Tribune libre de Marc Crapez*
L’européisme et le libre-échangisme dogmatique forment une seule et même religion. Et cette religion est l’opium des élites. Les souverainistes sont donc intéressants. Ils apportent un autre son de cloche. Pas quand ils se soumettent au discours dominant antilibéral. Ni quand ils prophétisent inlassablement la fin de l’euro. Mais quand ils apportent la contradiction aux européistes.
Nicolas Dupont-Aignan, qui va bientôt remettre un rapport parlementaire sur les paradis fiscaux, était l’autre jour invité sur BFM-Business, en compagnie de deux fervents européistes : l’eurodéputé UMP Jean-Paul Gauzès et le juriste Jean-Luc Sauron. À un moment donné, celui-ci assène un avis que Dupont-Aignan contredit poliment. Réaction virulente du juriste : « On n’est pas dans une réunion de préau ». C’est du « populisme stupide », renchérit l’eurodéputé.
Une réunion de préau… Quel mépris pour le contradicteur. Quelle morgue de la part d’élites qui se croient détentrices de la vérité face à la puérilité du peuple. L’eurodéputé Jean-Paul Gauzès, réinvité dans une autre émission, en dira plus sur sa vision du monde en déclarant que, si l’Europe va mal, c’est parce que des populistes « mettent des choses stupides dans la tête des gens » !
Fournir au peuple tous les éléments afin qu’il décide
Il s’est surtout produit quelque chose dans la tête des élites. Elles se sont auto-endoctrinées en chassant de leurs rangs l’altérité et la contradiction politiques. Elles ont complètement égaré les idéaux des pères fondateurs de la démocratie. Un patron de presse des années 50 déclarait fièrement avant de mourir : « Dans ce pays ce sont les gens qui décident. Pour pouvoir décider, il faut qu’ils aient tous les éléments » (personnage du film de Fritz Lang, While the City Sleeps). De nos jours, rien n’est plus étranger aux journalistes que cette profession de foi. Ils considèrent, au contraire, que leur devoir est de cacher certains éléments au peuple, et de lui souffler les bonnes réponses, sans quoi celui-ci cèderait irrésistiblement à ses mauvais penchants.

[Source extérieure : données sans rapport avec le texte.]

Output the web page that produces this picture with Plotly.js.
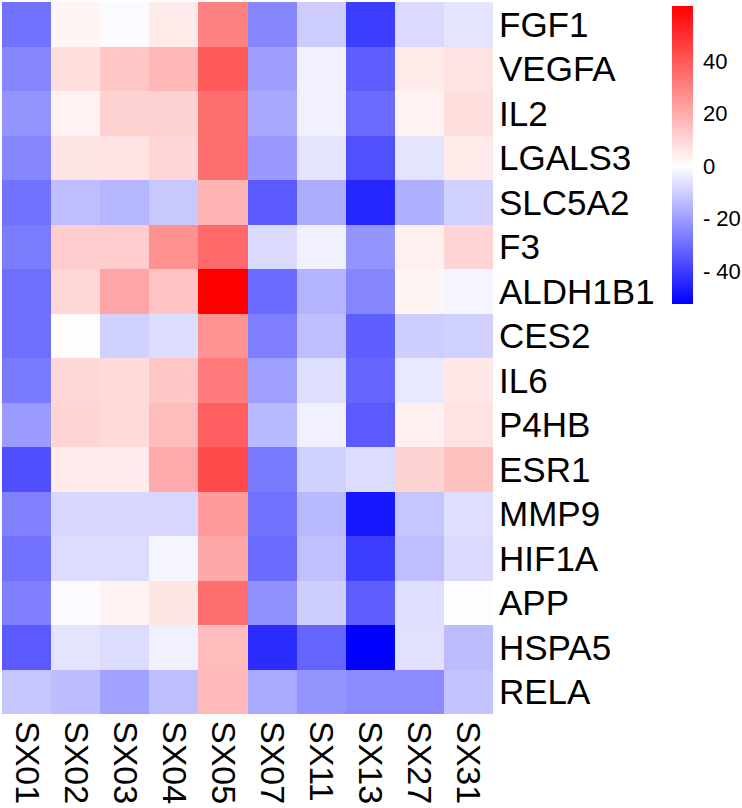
<!DOCTYPE html>
<html>
<head>
<meta charset="utf-8">
<script src="https://cdn.plot.ly/plotly-3.0.1.min.js"></script>
<style>html,body{margin:0;padding:0;background:#fff;}#chart{width:742px;height:808px;}</style>
</head>
<body>
<div id="chart"></div>
<script>
const samples = ["SX01","SX02","SX03","SX04","SX05","SX07","SX11","SX13","SX27","SX31"];
const genes = ["FGF1","VEGFA","IL2","LGALS3","SLC5A2","F3","ALDH1B1","CES2","IL6","P4HB","ESR1","MMP9","HIF1A","APP","HSPA5","RELA"];

const FGF1    = [-29,  2.5, -1,   5,    30,  -25,  -10.5, -40,  -7.7, -5.6];
const VEGFA   = [-25,  8,   13.6, 17,   39.5,-20,  -3,    -33,   5,    7];
const IL2     = [-22,  3,   10.7, 10.7, 34.7,-18,  -3,    -30.5, 3,    8];
const LGALS3  = [-25,  6.5, 7,    10,   34.7,-21,  -5.6,  -36,  -5.6,  5];
const SLC5A2  = [-29, -13.5,-15, -11.4, 18,  -34,  -17,   -44.7,-16.6,-9.4];
const F3      = [-27,  12,  12,   26.3, 36,  -7.7, -3,    -22,   3.6, 10.3];
const ALDH1B1 = [-30,  9.6, 21.5, 14.4, 61,  -30.5,-15.6, -25,   2.4, -2];
const CES2    = [-29.7,0.7, -9.4, -7.3, 26,  -26.4,-13.5, -33,  -10.4,-9.4];
const IL6     = [-27.4,9.6, 8.8,  13.6, 31.8,-19.7,-6.9,  -31.8,-4.8,  5.5];
const P4HB    = [-20.8,10.3,8.8,  16,   38.3,-14.5,-3,    -34,   3.6,  7];
const ESR1    = [-36.4,4.8, 4.8,  20.3, 43,  -27.4,-9.4,  -7.3,  10.8, 15];
const MMP9    = [-26, -8.3, -8.3, -8.3, 24,  -29,  -14.5, -47.8,-11.8,-6.9];
const HIF1A   = [-29, -7.3, -7.3, -2,   20.8,-30.5,-13,   -40,  -13.5,-7.7];
const APP     = [-26.4,-1,  3,    6.5,  34.7,-22.9,-9.8,  -33,  -6.9, -0.5];
const HSPA5   = [-34, -5.6, -7.3, -3,   16,  -43.6,-32,   -53,  -6.2, -13.9];
const RELA    = [-11.8,-13.9,-19.3,-13.5,16.8,-17.7,-22,  -24,  -24,  -12.5];

const colorbarTicks = [40, 20, 0, -20, -40];
const colorbarText = ["40", "20", "0", "- 20", "- 40"];

const z = [FGF1,VEGFA,IL2,LGALS3,SLC5A2,F3,ALDH1B1,CES2,IL6,P4HB,ESR1,MMP9,HIF1A,APP,HSPA5,RELA];
const zmin = -52.6, zmax = 61;
const mid = -zmin / (zmax - zmin);

const trace = {
  type: "heatmap",
  x: samples,
  y: genes,
  z: z,
  zmin: zmin,
  zmax: zmax,
  colorscale: [[0, "rgb(0,0,255)"], [mid, "rgb(255,255,255)"], [1, "rgb(255,0,0)"]],
  xgap: 0, ygap: 0,
  hoverinfo: "x+y+z",
  colorbar: {
    xref: "container", yref: "container",
    x: 672/742, xanchor: "left",
    y: 1 - 7/808, yanchor: "top",
    len: 298, lenmode: "pixels",
    thickness: 21, thicknessmode: "pixels",
    outlinewidth: 0, xpad: 0, ypad: 0,
    tickmode: "array", tickvals: colorbarTicks, ticktext: colorbarText,
    ticks: "outside", ticklen: 6, tickcolor: "rgba(0,0,0,0)",
    tickfont: {family: "Liberation Sans, Arial, sans-serif", size: 22, color: "#000"}
  }
};

const layout = {
  width: 742, height: 808,
  margin: {l: 2, r: 249, t: 2, b: 94, pad: 0},
  paper_bgcolor: "#fff", plot_bgcolor: "#fff",
  font: {family: "Liberation Sans, Arial, sans-serif", color: "#000"},
  xaxis: {
    type: "category", tickangle: 90, ticks: "", showgrid: false, zeroline: false, showline: false,
    ticklabelstandoff: 6,
    tickfont: {size: 34, color: "#000"}, fixedrange: true
  },
  yaxis: {
    type: "category", side: "right", autorange: "reversed", ticks: "", showgrid: false, zeroline: false, showline: false,
    ticklabelstandoff: 5,
    tickfont: {size: 35, color: "#000"}, fixedrange: true
  }
};

Plotly.newPlot("chart", [trace], layout, {displayModeBar: false, staticPlot: true});
</script>
</body>
</html>
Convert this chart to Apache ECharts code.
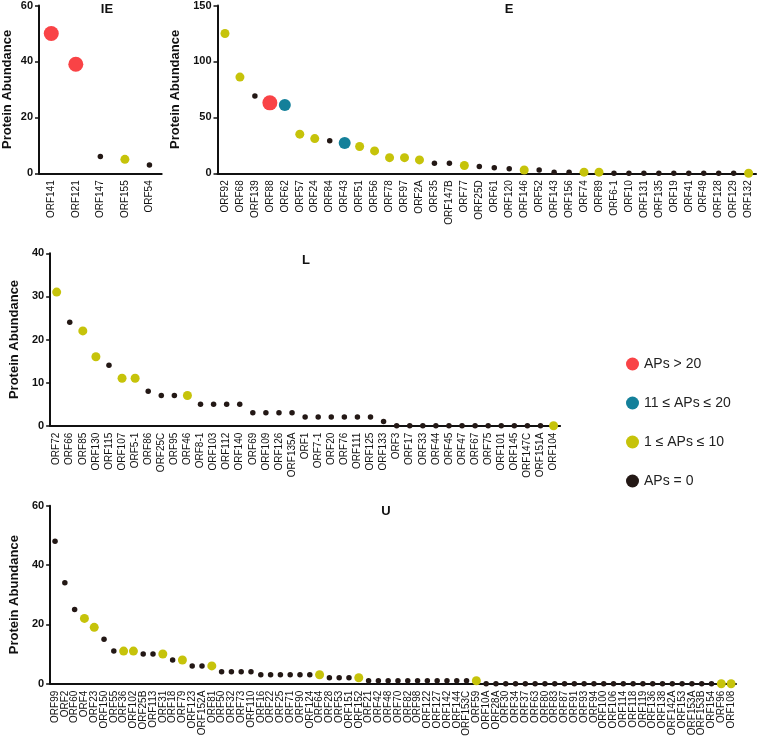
<!DOCTYPE html>
<html>
<head>
<meta charset="utf-8">
<script src="https://cdn.jsdelivr.net/npm/echarts@6/dist/echarts.min.js"></script>
<style>
html,body{margin:0;padding:0;background:#fff;}
#chart{width:757px;height:741px;}
</style>
</head>
<body>
<div id="chart"></div>
<script>
// Legend groups: 0 = APs > 20, 1 = 11 ≤ APs ≤ 20, 2 = 1 ≤ APs ≤ 10, 3 = APs = 0
const groupNames = ['APs > 20', '11 \u2264 APs \u2264 20', '1 \u2264 APs \u2264 10', 'APs = 0'];
const groupColors = ['#F94346', '#14809A', '#C6C30A', '#231815'];
const groupSizes = [15, 12, 9, 5.5];

const panelTitles = ['IE', 'E', 'L', 'U'];

const ieCats = ['ORF141', 'ORF121', 'ORF147', 'ORF155', 'ORF54'];
const ieVals = [50, 39, 6, 5, 3];
const ieGroups = [0, 0, 3, 2, 3];
const ieTicks = [0, 20, 40, 60];

const eCats = ['ORF92', 'ORF68', 'ORF139', 'ORF88', 'ORF62', 'ORF57', 'ORF24', 'ORF84', 'ORF43', 'ORF51',
  'ORF56', 'ORF78', 'ORF97', 'ORF2A', 'ORF35', 'ORF147B', 'ORF77', 'ORF25D', 'ORF61', 'ORF120',
  'ORF146', 'ORF52', 'ORF143', 'ORF156', 'ORF74', 'ORF89', 'ORF6-1', 'ORF10', 'ORF131', 'ORF135',
  'ORF19', 'ORF41', 'ORF49', 'ORF128', 'ORF129', 'ORF132'];
const eVals = [125, 86, 69, 63, 61, 35, 31, 29, 27, 24,
  20, 14, 14, 12, 9, 9, 7, 6, 5, 4,
  3, 3, 1, 1, 1, 1, 0, 0, 0, 0,
  0, 0, 0, 0, 0, 0];
const eGroups = [2, 2, 3, 0, 1, 2, 2, 3, 1, 2,
  2, 2, 2, 2, 3, 3, 2, 3, 3, 3,
  2, 3, 3, 3, 2, 2, 3, 3, 3, 3,
  3, 3, 3, 3, 3, 2];
const eTicks = [0, 50, 100, 150];

const lCats = ['ORF72', 'ORF66', 'ORF85', 'ORF130', 'ORF115', 'ORF107', 'ORF5-1', 'ORF86', 'ORF25C', 'ORF95',
  'ORF46', 'ORF8-1', 'ORF103', 'ORF112', 'ORF140', 'ORF69', 'ORF109', 'ORF126', 'ORF135A', 'ORF1',
  'ORF7-1', 'ORF20', 'ORF76', 'ORF111', 'ORF125', 'ORF133', 'ORF3', 'ORF17', 'ORF33', 'ORF44',
  'ORF45', 'ORF47', 'ORF67', 'ORF75', 'ORF101', 'ORF145', 'ORF147C', 'ORF151A', 'ORF104'];
const lVals = [31, 24, 22, 16, 14, 11, 11, 8, 7, 7,
  7, 5, 5, 5, 5, 3, 3, 3, 3, 2,
  2, 2, 2, 2, 2, 1, 0, 0, 0, 0,
  0, 0, 0, 0, 0, 0, 0, 0, 0];
const lGroups = [2, 3, 2, 2, 3, 2, 2, 3, 3, 3,
  2, 3, 3, 3, 3, 3, 3, 3, 3, 3,
  3, 3, 3, 3, 3, 3, 3, 3, 3, 3,
  3, 3, 3, 3, 3, 3, 3, 3, 2];
const lTicks = [0, 10, 20, 30, 40];

const uCats = ['ORF99', 'ORF2', 'ORF60', 'ORF4', 'ORF23', 'ORF150', 'ORF55', 'ORF36', 'ORF102', 'ORF25B',
  'ORF113', 'ORF31', 'ORF18', 'ORF79', 'ORF123', 'ORF152A', 'ORF81', 'ORF50', 'ORF32', 'ORF73',
  'ORF110', 'ORF16', 'ORF22', 'ORF25', 'ORF71', 'ORF90', 'ORF124', 'ORF64', 'ORF28', 'ORF53',
  'ORF151', 'ORF152', 'ORF21', 'ORF42', 'ORF48', 'ORF70', 'ORF82', 'ORF98', 'ORF122', 'ORF127',
  'ORF142', 'ORF144', 'ORF153C', 'ORF59', 'ORF10A', 'ORF28A', 'ORF30', 'ORF34', 'ORF37', 'ORF63',
  'ORF80', 'ORF83', 'ORF87', 'ORF91', 'ORF93', 'ORF94', 'ORF100', 'ORF106', 'ORF114', 'ORF118',
  'ORF119', 'ORF136', 'ORF138', 'ORF142A', 'ORF153', 'ORF153A', 'ORF153B', 'ORF154', 'ORF96', 'ORF108'];
const uVals = [48, 34, 25, 22, 19, 15, 11, 11, 11, 10,
  10, 10, 8, 8, 6, 6, 6, 4, 4, 4,
  4, 3, 3, 3, 3, 3, 3, 3, 2, 2,
  2, 2, 1, 1, 1, 1, 1, 1, 1, 1,
  1, 1, 1, 1, 0, 0, 0, 0, 0, 0,
  0, 0, 0, 0, 0, 0, 0, 0, 0, 0,
  0, 0, 0, 0, 0, 0, 0, 0, 0, 0];
const uGroups = [3, 3, 3, 2, 2, 3, 3, 2, 2, 3,
  3, 2, 3, 2, 3, 3, 2, 3, 3, 3,
  3, 3, 3, 3, 3, 3, 3, 2, 3, 3,
  3, 2, 3, 3, 3, 3, 3, 3, 3, 3,
  3, 3, 3, 2, 3, 3, 3, 3, 3, 3,
  3, 3, 3, 3, 3, 3, 3, 3, 3, 3,
  3, 3, 3, 3, 3, 3, 3, 3, 2, 2];
const uTicks = [0, 20, 40, 60];

const FONT = '"Liberation Sans", Arial, Helvetica, sans-serif';

const panels = [
  {cats: ieCats, vals: ieVals, groups: ieGroups, ticks: ieTicks,
   grid: {left: 38.3, top: 4, width: 123.4, height: 169.3}, nameGap: 25,
   title: {x: 107, y: 3}},
  {cats: eCats, vals: eVals, groups: eGroups, ticks: eTicks,
   grid: {left: 217.5, top: 4.7, width: 538.6, height: 168.6}, nameGap: 31,
   title: {x: 509, y: 3}},
  {cats: lCats, vals: lVals, groups: lGroups, ticks: lTicks,
   grid: {left: 38.3, top: 253.3, width: 521.8, height: 172.4}, nameGap: 27,
   title: {x: 306, y: 253.5}},
  {cats: uCats, vals: uVals, groups: uGroups, ticks: uTicks,
   grid: {left: 39, top: 505.7, width: 697, height: 178}, nameGap: 28,
   title: {x: 386, y: 505}}
];

const grids = [], xAxes = [], yAxes = [], series = [], titles = [];
panels.forEach((p, pi) => {
  grids.push(Object.assign({containLabel: false}, p.grid));
  titles.push({
    text: panelTitles[pi], left: p.title.x, top: p.title.y, textAlign: 'center', padding: 0,
    textStyle: {fontFamily: FONT, fontSize: 13, fontWeight: 'bold', color: '#111'}
  });
  xAxes.push({
    type: 'category', gridIndex: pi, data: p.cats, boundaryGap: true,
    axisLine: {lineStyle: {color: '#111', width: 2}},
    axisTick: {alignWithLabel: true, length: 4, lineStyle: {color: '#111', width: 1.5}},
    axisLabel: {interval: 0, rotate: 90, margin: 7, fontSize: 10, fontFamily: FONT, color: '#111'},
    splitLine: {show: false}
  });
  const tk = p.ticks;
  yAxes.push({
    type: 'value', gridIndex: pi, min: tk[0], max: tk[tk.length - 1], interval: tk[1] - tk[0],
    name: 'Protein Abundance', nameLocation: 'middle', nameGap: p.nameGap, nameRotate: 90,
    nameTextStyle: {fontFamily: FONT, fontSize: 13, fontWeight: 'bold', color: '#111'},
    axisLine: {show: true, lineStyle: {color: '#111', width: 2}},
    axisTick: {show: true, length: 4, lineStyle: {color: '#111', width: 1.5}},
    axisLabel: {margin: 6, fontSize: 11, fontWeight: 'bold', fontFamily: FONT, color: '#111'},
    splitLine: {show: false}
  });
  for (let g = 0; g < 4; g++) {
    const data = [];
    p.vals.forEach((v, i) => { if (p.groups[i] === g) data.push([i, v]); });
    series.push({
      type: 'scatter', name: groupNames[g], xAxisIndex: pi, yAxisIndex: pi,
      data: data, symbol: 'circle', symbolSize: groupSizes[g], clip: false,
      itemStyle: {color: groupColors[g], opacity: 1},
      z: 3 + g,
      emphasis: {disabled: true}
    });
  }
});

const chart = echarts.init(document.getElementById('chart'), null, {renderer: 'canvas'});
chart.setOption({
  animation: false,
  backgroundColor: '#fff',
  title: titles,
  legend: {
    data: groupNames, orient: 'vertical', left: 621, top: 352,
    icon: 'circle', itemWidth: 13, itemHeight: 13, itemGap: 25,
    textStyle: {fontFamily: FONT, fontSize: 14, color: '#222'},
    selectedMode: false
  },
  grid: grids,
  xAxis: xAxes,
  yAxis: yAxes,
  series: series
});
</script>
</body>
</html>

Les élites qui saluent aujourd’hui le vote suisse sur les rémunérations sont hypocrites. Elles viennent de bannir toute possibilité de référendum populaire en France. Le nouveau sénat de gauche a voté à l’unanimité de nouveaux alinéas à l’article 11 qui précisent que le référendum « peut être organisé à l’initiative d’un cinquième des membres du Parlement, soutenu par un dixième des électeurs inscrits ». Soit 184 parlementaires et près de 4 millions et demi de citoyens. Ce qui est purement impossible puisque jamais une pétition n’a rassemblé autant de signatures. Cette mascarade a été baptisée « référendum d’initiative partagée », un jargon de suffrage censitaire sous la Restauration, sinon de démocratie populaire sous la guerre froide.
Après deux mandats à la tête du Medef, Laurence Parisot est passée outre la recommandation de son Comité d’éthique en faisant voter par son Comité statutaire un avis favorable à une modification des statuts pour pouvoir se représenter une 3ème fois. Dans un entretien au journal Les Échos, elle prétend ses adversaires animés par une « misogynie » prête à « favoriser le populisme » ! Pendant ce temps, la députée socialiste Sylvie Andrieux risque cinq ans d’inéligibilité en tant que vice-présidente d’un Conseil régional pour avoir détourné près d’un milliard d’euros à des fins de corruption clientéliste.
Avec la crise, le souverain démocratique a exigé des alternances politiques bien légitimes, mais il a consenti à ce que le gros des élites reste en place. Les peuples sont patients, généreux, raisonnables. Ce sont les élites qui sont crispées sur leurs privilèges et repliées sur leurs certitudes.
*Marc Crapez est chroniqueur et chercheur en sciences politiques.